Operasyonda PKK’nın askeri birimi HPG yöneticilerinden Agit Garzan kodadlı Murat Kalko isimli bir terörist öldürüldü.
Söz konusu operasyonda Iraklı iki komutanın da ölmesi Ankara ile Bağdat hattında gerilime yol açtı. Irak tarafı operasyonu kınayan açıklamalar yaparken Ankara, Bağdat yönetiminin PKK’ya göz yumduğuna dikkat çekerek Türkiye’nin kendi güvenliğini sağlamak için gerekli her türlü önlemi almaya devam edeceğini bildirdi.
Milli Savunma Bakanı Hulusi Akar da Irak ziyaretini iptal etti.
Bu operasyon sonrasında PKK ile Bağdat yönetimi arasında bir yakınlaşma gözlenirken PKK ile Erbil arasında ise bir süredir devam eden gerilim tırmanmaya başladı.
Zira Erbil yönetimi Bağdat’ın aksine operasyona kınayan herhangi bir açıklama yapmadığı gibi bölgede yaşanan sorunların sorumlusunun PKK olduğuna dikkat çekerek, örgütün bölgelerinden çıkmalarını istedi.
Türkiye’nin son birkaç aydan bu yana Erbil yönetimiyle siyaseten değilse bile sahada kurduğu sağlıklı ilişkilerin PKK’ya yönelik operasyonlardan sonuç elde edilmesinde payı büyük.
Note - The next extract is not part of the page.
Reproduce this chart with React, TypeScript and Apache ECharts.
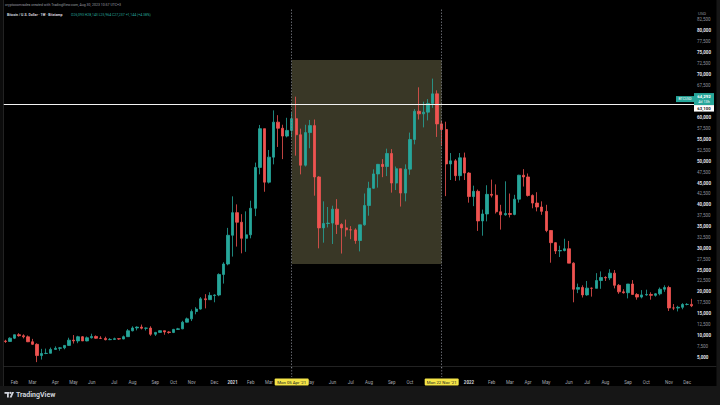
import React, { useEffect, useRef } from "react";
import * as echarts from "echarts";

const firstWeek = "2020-01-20";

// weekly candles: [open, close, low, high]
const candles2020: number[][] = [
  [8700, 8600, 8260, 8990], [8600, 9350, 8550, 9560], [9350, 10150, 9150, 10170], [10150, 9920, 9700, 10500],
  [9920, 9660, 9300, 10250], [9660, 8530, 8450, 9970], [8530, 7940, 7780, 9190], [7940, 5360, 3850, 8180],
  [5360, 5830, 4440, 6900], [5830, 5880, 5680, 6960], [5880, 6780, 5860, 7200], [6780, 7030, 6780, 7470],
  [7030, 7130, 6470, 7300], [7130, 7690, 6800, 7770], [7690, 8900, 7600, 9460], [8900, 8720, 8120, 10070],
  [8720, 9680, 8200, 9900], [9680, 8720, 8700, 9840], [8720, 9450, 8630, 9740], [9450, 9750, 9270, 10380],
  [9750, 9340, 9230, 9990], [9340, 9300, 9200, 9800], [9300, 9010, 8850, 9700], [9010, 9070, 8900, 9370],
  [9070, 9240, 9050, 9470], [9240, 9160, 8970, 9340], [9160, 9700, 9120, 9960], [9700, 11050, 9700, 11450],
  [11050, 11700, 10920, 12080], [11700, 11900, 11150, 12080], [11900, 11640, 11370, 12480], [11640, 11670, 11120, 11800],
  [11670, 10260, 9900, 12090], [10260, 10680, 9870, 10790], [10680, 11080, 10650, 11180], [11080, 10780, 10140, 11080],
  [10780, 10670, 10380, 10950], [10670, 11370, 10520, 11490], [11370, 11500, 11240, 11720], [11500, 13030, 11410, 13350],
  [13030, 13790, 12970, 14090], [13790, 15480, 13290, 15950], [15480, 16050, 14840, 16480], [16050, 18400, 15900, 18800],
  [18400, 18200, 16200, 19470], [18200, 19170, 18150, 19900], [19170, 19270, 17600, 19420], [19270, 24000, 19000, 24250],
  [24000, 26400, 21900, 26800], [26400, 33000, 26100, 34700],
];

const candles2021: number[][] = [
  [33000, 38200, 28100, 41950], [38200, 36000, 30400, 40100], [36000, 32300, 28850, 37850], [32300, 33100, 29200, 38500],
  [33100, 39200, 32300, 40950], [39200, 48600, 37400, 49700], [48600, 57500, 47000, 58350], [57500, 45200, 43000, 57500],
  [45200, 50950, 44900, 52600], [50950, 59000, 49300, 61700], [59000, 57600, 53300, 60600], [57600, 55800, 50500, 58400],
  [55800, 57100, 55500, 60000], [57100, 59800, 55500, 61200], [59800, 56100, 51300, 64850], [56100, 49100, 47000, 57500],
  [49100, 56600, 48800, 58400], [56600, 58200, 53000, 59500], [58200, 46400, 42100, 59600], [46400, 34700, 30000, 46600],
  [34700, 35700, 31300, 40800], [35700, 35800, 34800, 39500], [35800, 39000, 31000, 39800], [39000, 35500, 33300, 41300],
  [35500, 34700, 28800, 35750], [34700, 34250, 32700, 36600], [34250, 34240, 32100, 35100], [34240, 31800, 31050, 34600],
  [31800, 35400, 29300, 35400], [35400, 39850, 35200, 42600], [39850, 43800, 37500, 45300], [43800, 47100, 43700, 48150],
  [47100, 49300, 43950, 49400], [49300, 48800, 46350, 50500], [48800, 51800, 46600, 52900], [51800, 45000, 42800, 52800],
  [45000, 48300, 43400, 48800], [48300, 42700, 39600, 48300], [42700, 48200, 40800, 49300], [48200, 55000, 46900, 56600],
  [55000, 61500, 53900, 62000], [61500, 60900, 59600, 67000], [60900, 61300, 57800, 63700], [61300, 63300, 59400, 64300],
  [63300, 65500, 62300, 69000], [65500, 58600, 55600, 66300], [58600, 57300, 53500, 59300], [57300, 49400, 42000, 59100],
  [49400, 50100, 45700, 51900], [50100, 46700, 45500, 50500], [46700, 50800, 45600, 51900], [50800, 47300, 45700, 52000],
];

const candles2022: number[][] = [
  [47300, 41900, 40500, 47500], [41900, 43100, 39700, 44400], [43100, 36300, 34000, 43500], [36300, 37900, 32900, 38900],
  [37900, 42400, 36200, 44500], [42400, 42200, 41700, 45800], [42200, 38400, 38000, 44700], [38400, 37700, 34300, 40000],
  [37700, 38000, 37500, 45400], [38000, 37800, 37100, 42600], [37800, 41300, 37600, 42300], [41300, 46800, 40500, 46900],
  [46800, 46400, 44200, 48200], [46400, 42150, 41900, 47200], [42150, 40400, 39200, 42400], [40400, 39500, 38500, 42900],
  [39500, 38500, 37700, 40800], [38500, 34100, 33700, 40000], [34100, 31300, 26700, 34200], [31300, 29400, 28700, 31400],
  [29400, 29500, 28000, 30600], [29500, 29900, 29300, 32200], [29900, 26600, 26600, 31700], [26600, 20600, 17600, 26800],
  [20600, 21000, 19700, 21900], [21000, 19300, 18700, 21500], [19300, 20850, 19100, 22500], [20850, 20800, 18900, 21000],
  [20800, 22600, 20800, 24300], [22600, 23300, 20700, 24700], [23300, 23200, 22500, 23600], [23200, 24300, 22700, 25200],
  [24300, 21500, 20800, 25000], [21500, 20000, 19550, 21800], [20000, 19800, 19600, 20600], [19800, 21800, 18500, 21800],
  [21800, 19400, 19400, 22700], [19400, 18800, 18200, 19700], [18800, 19300, 18500, 20400], [19300, 19400, 19100, 20500],
  [19400, 19200, 18200, 19900], [19200, 19550, 18900, 19700], [19550, 20600, 19200, 21000], [20600, 21000, 20000, 21500],
  [21000, 16300, 15600, 21400], [16300, 16280, 15800, 17200], [16280, 16450, 15500, 16800], [16450, 17100, 16000, 17400],
  [17100, 17120, 16900, 17400], [17120, 16800, 16500, 18400],
];

const monthNames = ["Jan", "Feb", "Mar", "Apr", "May", "Jun", "Jul", "Aug", "Sep", "Oct", "Nov", "Dec"];
const priceMin = 2500;
const priceMax = 85000;
const priceStep = 2500;
const hiddenPriceTicks = [2500, 62500, 65000, 85000];
const hiddenMonthWeeks = ["2021-04-05", "2021-11-01", "2021-12-06"];

const rangeStart = "2021-04-05";
const rangeEnd = "2021-11-22";
const rangeStartLabel = "Mon 05 Apr '21";
const rangeEndLabel = "Mon 22 Nov '21";
const boxHigh = 73300;
const boxLow = 26400;
const horizontalLevel = 63100;
const horizontalLabel = "63,100";
const lastPrice = 64300;
const lastPriceLabel = "64,292";
const countdownLabel = "4d 13h";
const symbolTag = "BTCUSD";

const headerCredit = "cryptocomrades created with TradingView.com, Aug 30, 2023 10:57 UTC+3";
const headerSymbol = "Bitcoin / U.S. Dollar · 1W · Bitstamp";
const headerValues = "O26,093 H28,143 L25,964 C27,237 +1,144 (+4.38%)";

const UP = "#26a69a";
const DOWN = "#ef5350";
const FONT = "Roboto, 'Noto Sans', sans-serif";

const candles = [...candles2020, ...candles2021, ...candles2022];
const weekStart = Date.parse(firstWeek + "T00:00:00Z");
const weeks = candles.map((_, i) => new Date(weekStart + i * 7 * 86400000).toISOString().slice(0, 10));

const isMonthStart = (v: string) => Number(v.slice(8, 10)) <= 7 && !hiddenMonthWeeks.includes(v);

export default function App() {
  const ref = useRef<HTMLDivElement>(null);
  useEffect(() => {
    if (!ref.current) return;
    const chart = echarts.init(ref.current, null, { renderer: "svg" });
    const option: any = {
      animation: false,
      backgroundColor: "#000000",
      grid: { left: 3, right: 26, top: 9, bottom: 37 },
      xAxis: {
        type: "category",
        data: weeks,
        boundaryGap: true,
        axisLine: { show: false },
        axisTick: { show: false },
        splitLine: { show: false },
        axisLabel: {
          interval: (_i: number, v: string) => isMonthStart(v),
          formatter: (v: string) => {
            const m = Number(v.slice(5, 7));
            if (m === 1) return `{y|${v.slice(0, 4)}}`;
            return `{m|${monthNames[m - 1]}}`;
          },
          margin: 11.5,
          hideOverlap: false,
          rich: {
            y: { color: "#d1d4dc", fontSize: 4.5, fontWeight: "bold", fontFamily: FONT },
            m: { color: "#a3a6af", fontSize: 4.5, fontFamily: FONT },
          },
        },
      },
      yAxis: {
        type: "value",
        position: "right",
        min: priceMin,
        max: priceMax,
        interval: priceStep,
        axisLine: { show: false },
        axisTick: { show: false },
        splitLine: { show: false },
        axisLabel: {
          margin: 3,
          formatter: (v: number) => {
            if (hiddenPriceTicks.includes(v)) return "";
            const s = v.toLocaleString("en-US");
            return v % 5000 === 0 ? `{b|${s}}` : `{n|${s}}`;
          },
          rich: {
            b: { color: "#e0e3eb", fontSize: 4.5, fontWeight: "bold", fontFamily: FONT },
            n: { color: "#8f929b", fontSize: 4.5, fontFamily: FONT },
          },
        },
      },
      series: [
        {
          type: "candlestick",
          data: candles,
          barWidth: "64%",
          itemStyle: { color: UP, color0: DOWN, borderColor: UP, borderColor0: DOWN, borderWidth: 0.8 },
          markArea: {
            silent: true,
            itemStyle: { color: "#393726" },
            data: [[{ coord: [rangeStart, boxHigh] }, { coord: [rangeEnd, boxLow] }]],
          },
          markLine: {
            silent: true,
            symbol: ["none", "none"],
            label: { show: false },
            data: [
              { xAxis: rangeStart, lineStyle: { color: "#8a8d96", type: [1.5, 1.5], width: 0.7 } },
              { xAxis: rangeEnd, lineStyle: { color: "#8a8d96", type: [1.5, 1.5], width: 0.7 } },
              { yAxis: horizontalLevel, lineStyle: { color: "#f2f2f2", type: "solid", width: 1 } },
            ],
          },
        },
      ],
    };
    chart.setOption(option);

    const xs = chart.convertToPixel({ xAxisIndex: 0 }, rangeStart) as number;
    const xe = chart.convertToPixel({ xAxisIndex: 0 }, rangeEnd) as number;
    const yLine = chart.convertToPixel({ yAxisIndex: 0 }, horizontalLevel) as number;
    const yLast = chart.convertToPixel({ yAxisIndex: 0 }, lastPrice) as number;

    const txt = (x: number, y: number, text: string, fill: string, size: number, extra: any = {}) => ({
      type: "text",
      silent: true,
      z: 100,
      x,
      y,
      style: { text, fill, fontSize: size, fontFamily: FONT, verticalAlign: "middle", ...extra },
    });
    const rect = (x: number, y: number, w: number, h: number, fill: string, extra: any = {}) => ({
      type: "rect",
      silent: true,
      z: 99,
      shape: { x, y, width: w, height: h, ...extra },
      style: { fill },
    });

    const dateBox = (cx: number, label: string) => [
      rect(cx - 17, 378.5, 34, 7, "#f4e447", { r: 1 }),
      txt(cx, 382.2, label, "#131722", 4.3, { align: "center" }),
    ];

    chart.setOption({
      graphic: [
        rect(0, 386, 720, 19, "#161616"),
        rect(0, 0, 3, 386, "#0c0c0c"),
        rect(716.5, 0, 3.5, 386, "#161616"),
        { type: "line", silent: true, z: 98, shape: { x1: 3.5, y1: 0, x2: 3.5, y2: 386 }, style: { stroke: "#2b2b2b", lineWidth: 0.8 } },
        { type: "line", silent: true, z: 98, shape: { x1: 3, y1: 366.5, x2: 716.5, y2: 366.5 }, style: { stroke: "#2b2b2b", lineWidth: 0.8 } },
        txt(5, 4.5, headerCredit, "#9a9da6", 3.5),
        txt(7, 14.5, headerSymbol, "#d1d4dc", 3.5, { fontWeight: "bold" }),
        txt(71, 14.5, headerValues, UP, 3.5),
        txt(698, 13, "USD", "#8f929b", 4.3),
        // symbol tag + last price label
        rect(676, yLast - 3, 18, 6, UP),
        txt(685, yLast + 0.2, symbolTag, "#ffffff", 3.5, { align: "center" }),
        rect(694, yLast - 6, 20, 12, UP),
        txt(704, yLast - 2.5, lastPriceLabel, "#ffffff", 4.3, { align: "center", fontWeight: "bold" }),
        txt(704, yLast + 2.7, countdownLabel, "#ffffff", 3.8, { align: "center" }),
        // horizontal line label
        rect(694, yLast + 6, 20, 6.5, "#ffffff"),
        txt(704, yLast + 9.3, horizontalLabel, "#131722", 4.3, { align: "center", fontWeight: "bold" }),
        // time axis date boxes
        ...dateBox(xs, rangeStartLabel),
        ...dateBox(xe, rangeEndLabel),
        { type: "line", silent: true, z: 98, shape: { x1: xs, y1: 367, x2: xs, y2: 377 }, style: { stroke: "#8a8d96", lineWidth: 0.7, lineDash: [1.5, 1.5] } },
        { type: "line", silent: true, z: 98, shape: { x1: xe, y1: 367, x2: xe, y2: 377 }, style: { stroke: "#8a8d96", lineWidth: 0.7, lineDash: [1.5, 1.5] } },
        // TradingView logo
        rect(4.5, 392, 5, 1.8, "#d1d4dc"),
        rect(7, 392, 1.8, 5.6, "#d1d4dc"),
        { type: "circle", silent: true, z: 99, shape: { cx: 10.6, cy: 392.9, r: 0.9 }, style: { fill: "#d1d4dc" } },
        { type: "polygon", silent: true, z: 99, shape: { points: [[12, 392], [14, 392], [11.6, 397.6], [9.6, 397.6]] }, style: { fill: "#d1d4dc" } },
        txt(16, 395, "TradingView", "#d1d4dc", 7, { fontWeight: "bold" }),
      ],
    });
    void yLine;
    return () => chart.dispose();
  }, []);
  return <div ref={ref} style={{ width: 720, height: 405, position: "absolute", left: 0, top: 0 }} />;
}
Bu iş birliği önümüzdeki dönemde PKK ile Peşmerge güçlerinin de doğrudan karşı karşıya gelmesini sağlayabilir.
Ankara ile Erbil’in PKK konusunda ortak hareket etmesi hem terörün sonlandırılmasına ciddi katkı sunacağı gibi bölgenin huzur ve güvenliğe kavuşmasında da önemli rol oynayacaktır.
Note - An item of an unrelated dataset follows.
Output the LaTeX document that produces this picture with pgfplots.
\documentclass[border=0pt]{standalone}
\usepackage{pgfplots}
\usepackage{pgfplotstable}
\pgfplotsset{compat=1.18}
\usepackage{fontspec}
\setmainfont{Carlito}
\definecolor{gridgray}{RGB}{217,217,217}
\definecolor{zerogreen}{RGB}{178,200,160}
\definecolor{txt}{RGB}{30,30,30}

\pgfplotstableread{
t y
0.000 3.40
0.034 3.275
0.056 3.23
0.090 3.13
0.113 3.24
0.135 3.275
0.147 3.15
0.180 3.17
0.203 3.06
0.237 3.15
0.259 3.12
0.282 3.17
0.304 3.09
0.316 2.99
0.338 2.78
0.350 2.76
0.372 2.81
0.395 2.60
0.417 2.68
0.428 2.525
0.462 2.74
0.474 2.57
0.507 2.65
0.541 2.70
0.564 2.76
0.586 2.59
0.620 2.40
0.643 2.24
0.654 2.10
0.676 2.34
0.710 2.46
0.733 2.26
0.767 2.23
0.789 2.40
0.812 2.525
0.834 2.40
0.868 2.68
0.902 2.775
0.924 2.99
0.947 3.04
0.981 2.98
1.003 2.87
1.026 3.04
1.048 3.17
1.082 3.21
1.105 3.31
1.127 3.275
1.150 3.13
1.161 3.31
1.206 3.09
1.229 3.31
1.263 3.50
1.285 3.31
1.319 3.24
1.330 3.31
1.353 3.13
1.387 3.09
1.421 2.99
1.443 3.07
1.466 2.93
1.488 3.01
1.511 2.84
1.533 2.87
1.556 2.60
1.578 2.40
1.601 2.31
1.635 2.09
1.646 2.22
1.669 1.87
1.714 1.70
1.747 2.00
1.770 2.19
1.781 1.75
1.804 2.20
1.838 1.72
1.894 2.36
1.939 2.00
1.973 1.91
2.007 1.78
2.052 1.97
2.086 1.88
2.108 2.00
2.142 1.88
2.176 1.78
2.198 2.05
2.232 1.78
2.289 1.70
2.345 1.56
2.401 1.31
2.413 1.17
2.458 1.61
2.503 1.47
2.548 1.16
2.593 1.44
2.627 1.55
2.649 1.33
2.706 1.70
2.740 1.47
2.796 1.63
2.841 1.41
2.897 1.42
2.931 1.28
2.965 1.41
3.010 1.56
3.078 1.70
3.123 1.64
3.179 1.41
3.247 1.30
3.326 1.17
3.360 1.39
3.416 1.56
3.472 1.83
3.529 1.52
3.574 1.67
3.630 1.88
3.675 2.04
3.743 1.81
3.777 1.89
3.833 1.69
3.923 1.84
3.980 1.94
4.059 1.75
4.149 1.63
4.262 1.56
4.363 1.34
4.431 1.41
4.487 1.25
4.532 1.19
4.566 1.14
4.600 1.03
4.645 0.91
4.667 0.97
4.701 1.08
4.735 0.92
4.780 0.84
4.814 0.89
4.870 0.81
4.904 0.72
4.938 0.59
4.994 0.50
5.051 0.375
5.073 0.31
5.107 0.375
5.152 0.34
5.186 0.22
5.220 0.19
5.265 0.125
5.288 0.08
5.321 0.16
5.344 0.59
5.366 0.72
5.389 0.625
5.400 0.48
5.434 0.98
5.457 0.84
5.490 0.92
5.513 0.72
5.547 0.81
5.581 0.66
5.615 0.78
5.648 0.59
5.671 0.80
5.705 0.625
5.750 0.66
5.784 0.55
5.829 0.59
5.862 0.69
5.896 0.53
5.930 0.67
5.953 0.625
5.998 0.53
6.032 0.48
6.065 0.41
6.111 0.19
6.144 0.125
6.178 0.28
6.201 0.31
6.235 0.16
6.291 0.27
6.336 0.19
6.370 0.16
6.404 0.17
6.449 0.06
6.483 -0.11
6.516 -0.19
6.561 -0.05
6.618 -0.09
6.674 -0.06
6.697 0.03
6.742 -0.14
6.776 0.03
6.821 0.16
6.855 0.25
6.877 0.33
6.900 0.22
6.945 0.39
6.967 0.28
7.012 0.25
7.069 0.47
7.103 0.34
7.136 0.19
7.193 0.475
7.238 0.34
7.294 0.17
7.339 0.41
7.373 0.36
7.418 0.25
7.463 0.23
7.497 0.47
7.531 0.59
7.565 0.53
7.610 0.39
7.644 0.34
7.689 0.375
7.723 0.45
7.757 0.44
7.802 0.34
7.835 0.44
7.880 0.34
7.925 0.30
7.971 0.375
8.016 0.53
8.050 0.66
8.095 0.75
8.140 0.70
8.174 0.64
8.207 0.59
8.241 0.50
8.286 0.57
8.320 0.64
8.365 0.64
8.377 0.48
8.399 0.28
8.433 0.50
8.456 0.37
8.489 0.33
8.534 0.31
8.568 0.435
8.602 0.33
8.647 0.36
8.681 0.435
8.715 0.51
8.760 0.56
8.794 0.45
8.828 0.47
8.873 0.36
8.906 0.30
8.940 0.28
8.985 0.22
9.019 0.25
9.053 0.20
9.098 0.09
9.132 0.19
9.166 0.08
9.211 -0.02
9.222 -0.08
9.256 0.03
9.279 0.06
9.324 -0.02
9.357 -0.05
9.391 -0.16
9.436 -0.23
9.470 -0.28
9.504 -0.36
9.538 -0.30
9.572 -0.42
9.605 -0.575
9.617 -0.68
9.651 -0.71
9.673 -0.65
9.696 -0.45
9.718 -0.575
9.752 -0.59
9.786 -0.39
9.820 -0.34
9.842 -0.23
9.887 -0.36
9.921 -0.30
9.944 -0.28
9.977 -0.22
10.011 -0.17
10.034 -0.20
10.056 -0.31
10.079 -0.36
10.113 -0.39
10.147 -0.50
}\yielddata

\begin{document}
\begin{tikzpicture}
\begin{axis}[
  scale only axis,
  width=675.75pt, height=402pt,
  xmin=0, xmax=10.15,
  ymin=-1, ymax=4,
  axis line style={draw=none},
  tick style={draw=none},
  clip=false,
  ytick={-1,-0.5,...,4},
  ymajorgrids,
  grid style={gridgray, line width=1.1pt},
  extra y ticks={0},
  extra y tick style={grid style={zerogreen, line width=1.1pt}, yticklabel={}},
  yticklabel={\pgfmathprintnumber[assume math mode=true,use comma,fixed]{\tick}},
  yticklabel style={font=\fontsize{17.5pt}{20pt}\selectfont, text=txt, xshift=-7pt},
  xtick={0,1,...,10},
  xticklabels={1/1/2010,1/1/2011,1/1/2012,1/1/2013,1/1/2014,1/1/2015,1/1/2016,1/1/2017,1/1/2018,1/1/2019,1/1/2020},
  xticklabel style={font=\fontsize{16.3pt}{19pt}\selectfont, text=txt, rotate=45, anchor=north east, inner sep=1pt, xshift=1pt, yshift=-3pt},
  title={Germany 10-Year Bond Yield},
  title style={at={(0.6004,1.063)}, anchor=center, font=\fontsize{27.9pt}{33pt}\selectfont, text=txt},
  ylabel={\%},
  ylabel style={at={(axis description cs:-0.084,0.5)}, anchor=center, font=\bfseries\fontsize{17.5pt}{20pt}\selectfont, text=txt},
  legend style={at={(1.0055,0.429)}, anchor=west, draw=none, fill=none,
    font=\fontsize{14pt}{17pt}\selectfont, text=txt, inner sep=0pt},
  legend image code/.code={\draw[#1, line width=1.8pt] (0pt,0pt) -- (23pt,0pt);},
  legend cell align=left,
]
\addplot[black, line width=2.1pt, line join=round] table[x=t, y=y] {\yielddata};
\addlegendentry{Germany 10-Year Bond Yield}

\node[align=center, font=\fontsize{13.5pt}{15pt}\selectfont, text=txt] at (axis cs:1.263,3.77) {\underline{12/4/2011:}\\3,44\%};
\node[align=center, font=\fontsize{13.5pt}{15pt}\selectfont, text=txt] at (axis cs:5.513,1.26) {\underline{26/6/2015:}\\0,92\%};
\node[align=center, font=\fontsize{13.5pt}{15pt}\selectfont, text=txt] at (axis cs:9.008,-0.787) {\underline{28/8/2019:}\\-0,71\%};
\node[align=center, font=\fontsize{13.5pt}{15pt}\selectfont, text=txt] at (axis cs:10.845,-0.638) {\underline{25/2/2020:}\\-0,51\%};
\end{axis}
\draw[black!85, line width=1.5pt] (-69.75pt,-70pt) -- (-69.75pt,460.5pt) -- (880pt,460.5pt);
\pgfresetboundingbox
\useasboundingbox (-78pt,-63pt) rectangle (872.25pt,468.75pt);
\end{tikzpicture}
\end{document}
Burada dikkat edilmesi gereken, mayıs ayında başbakanlık koltuğuna Mustafa Kazımi’nin son dönemde Türkiye karşıtı yaklaşımlar içine girmeye başlaması.
Kazımi’nin özellikle Suudi Arabistan, Birleşik Arap Emirlikleri ve Mısır ile kurduğu ilişkilerin Türkiye karşıtı politikalara yönelmesinde ciddi bir etkisi var.
Bu “şer üçlüsünün” etkin olduğu Arap Birliği ve Arap Parlamentosu’ndan operasyon ile yapılan kınama açıklamaları da bunu gösteriyor.
Bu arada ABD ve İran’ın sessizliğine de çok fazla kanmamak gerek.
Irak’ta güç savaşı veren her iki ülke de, Türkiye’nin bu bölgeden çıkarılması konusunda ortak hareket ediyor.
Tahran, bu tavrını Irak’taki sözcüsü Haşdi Şabi aracılığıyla açık bir şekilde dillendirmekten çekinmiyor. Kazımi’yi Türkiye karşıtı şer cephesiyle ortak hareket etmeye yönlendirenin de ABD olduğuna kuşku yok.
Zira, Kazımi’yi bu göreve getirenler de onlar.
Dolayısıyla Bağdat’tan çıkan sesin asıl sahibinin Washington ve Tahran ile Riyad, Abu Dabi ve Kahire olduğunu bilmekte yarar var.